--- Start Provided data ---

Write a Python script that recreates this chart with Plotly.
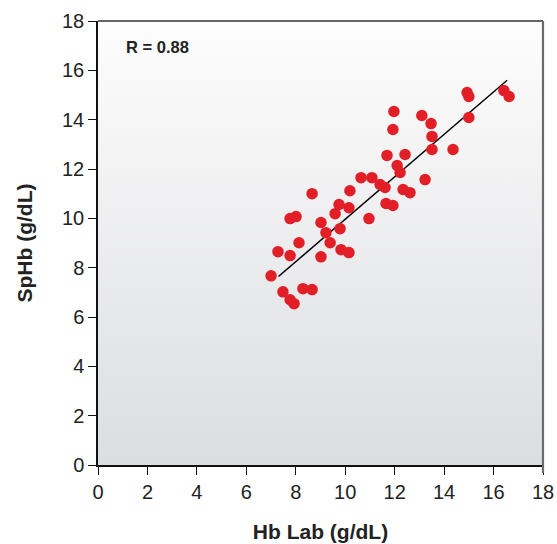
import plotly.graph_objects as go

hb_lab = [7.0, 7.28, 7.48, 7.77, 7.93, 7.77, 7.77, 8.01, 8.13, 8.29, 8.66, 8.66,
          9.02, 9.02, 9.22, 9.39, 9.59, 9.79, 9.83, 9.75, 10.15, 10.15, 10.19,
          10.64, 11.08, 10.96, 11.41, 11.61, 11.65, 11.69, 11.93, 11.93, 11.97,
          12.1, 12.22, 12.34, 12.42, 12.62, 13.1, 13.23, 13.47, 13.51, 13.51,
          14.36, 14.93, 15.0, 15.0, 16.42, 16.63]
sphb = [7.67, 8.65, 7.02, 6.70, 6.54, 8.49, 9.99, 10.07, 9.01, 7.15, 7.11, 11.0,
        8.44, 9.83, 9.42, 9.01, 10.19, 9.58, 8.73, 10.56, 10.43, 8.61, 11.12,
        11.65, 11.65, 9.99, 11.37, 11.25, 10.6, 12.55, 10.52, 13.6, 14.33,
        12.14, 11.86, 11.17, 12.59, 11.04, 14.17, 11.57, 13.84, 13.32, 12.79,
        12.79, 15.10, 14.94, 14.09, 15.18, 14.94]
fit_x = [7.3, 16.55]
fit_y = [7.64, 15.6]
ticks = [0, 2, 4, 6, 8, 10, 12, 14, 16, 18]

fig = go.Figure()
# gradient background
fig.add_trace(go.Scatter(x=[0, 18, 18, 0, 0], y=[0, 0, 18, 18, 0], mode="lines",
                         fill="toself", line=dict(width=0),
                         fillgradient=dict(type="vertical", start=0, stop=18,
                                           colorscale=[[0, "#dcdde0"], [1, "#fdfdfd"]]),
                         hoverinfo="skip", showlegend=False))
fig.add_trace(go.Scatter(x=fit_x, y=fit_y, mode="lines",
                         line=dict(color="black", width=1.5), showlegend=False))
fig.add_trace(go.Scatter(x=hb_lab, y=sphb, mode="markers",
                         marker=dict(color="#e21e26", size=11.5, line=dict(width=0)),
                         showlegend=False))

font = "Liberation Sans, Arial, Helvetica, sans-serif"
fig.update_layout(
    width=557, height=544,
    margin=dict(l=98, r=14, t=21, b=79),
    paper_bgcolor="white", plot_bgcolor="white",
    font=dict(family=font, size=20, color="#222"),
    xaxis=dict(range=[0, 18], tickvals=ticks, ticks="outside", ticklen=8,
               tickwidth=1.3, tickcolor="#111", showgrid=False, zeroline=False,
               showline=True, linecolor="#111", linewidth=1.5, automargin=False,
               tickfont=dict(size=20), ticklabeloverflow="allow",
               title=dict(text="<b>Hb Lab (g/dL)</b>", font=dict(size=21), standoff=23)),
    yaxis=dict(range=[0, 18], tickvals=ticks, ticks="outside", ticklen=8,
               tickwidth=1.3, tickcolor="#111", showgrid=False, zeroline=False,
               showline=True, linecolor="#111", linewidth=1.5, automargin=False,
               tickfont=dict(size=20),
               title=dict(text="<b>SpHb (g/dL)</b>", font=dict(size=21), standoff=24)),
    shapes=[
        dict(type="line", xref="paper", yref="paper", x0=0, x1=1, y0=1, y1=1,
             line=dict(color="#333", width=1.5)),
        dict(type="line", xref="paper", yref="paper", x0=1, x1=1, y0=-0.018, y1=1,
             line=dict(color="#6b6b6b", width=2.2)),
    ],
    annotations=[dict(text="<b>R = 0.88</b>", x=1.05, y=16.95, xref="x", yref="y",
                      xanchor="left", yanchor="middle", showarrow=False,
                      font=dict(size=16.5, color="#222"))],
)
fig.write_html("out.html", config={"displayModeBar": False},
               post_script="document.body.style.margin='0';document.body.style.overflow='hidden';")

--- End Provided data ---

Your goal: Repeat the listing above exactly from its first line to the line containing "ticks = [0, 2, 4, 6, 8, 10, 12, 14, 16, 18]", both included, and omit the pictures.

Result for this task:
Write a Python script that recreates this chart with Plotly.
import plotly.graph_objects as go

hb_lab = [7.0, 7.28, 7.48, 7.77, 7.93, 7.77, 7.77, 8.01, 8.13, 8.29, 8.66, 8.66,
          9.02, 9.02, 9.22, 9.39, 9.59, 9.79, 9.83, 9.75, 10.15, 10.15, 10.19,
          10.64, 11.08, 10.96, 11.41, 11.61, 11.65, 11.69, 11.93, 11.93, 11.97,
          12.1, 12.22, 12.34, 12.42, 12.62, 13.1, 13.23, 13.47, 13.51, 13.51,
          14.36, 14.93, 15.0, 15.0, 16.42, 16.63]
sphb = [7.67, 8.65, 7.02, 6.70, 6.54, 8.49, 9.99, 10.07, 9.01, 7.15, 7.11, 11.0,
        8.44, 9.83, 9.42, 9.01, 10.19, 9.58, 8.73, 10.56, 10.43, 8.61, 11.12,
        11.65, 11.65, 9.99, 11.37, 11.25, 10.6, 12.55, 10.52, 13.6, 14.33,
        12.14, 11.86, 11.17, 12.59, 11.04, 14.17, 11.57, 13.84, 13.32, 12.79,
        12.79, 15.10, 14.94, 14.09, 15.18, 14.94]
fit_x = [7.3, 16.55]
fit_y = [7.64, 15.6]
ticks = [0, 2, 4, 6, 8, 10, 12, 14, 16, 18]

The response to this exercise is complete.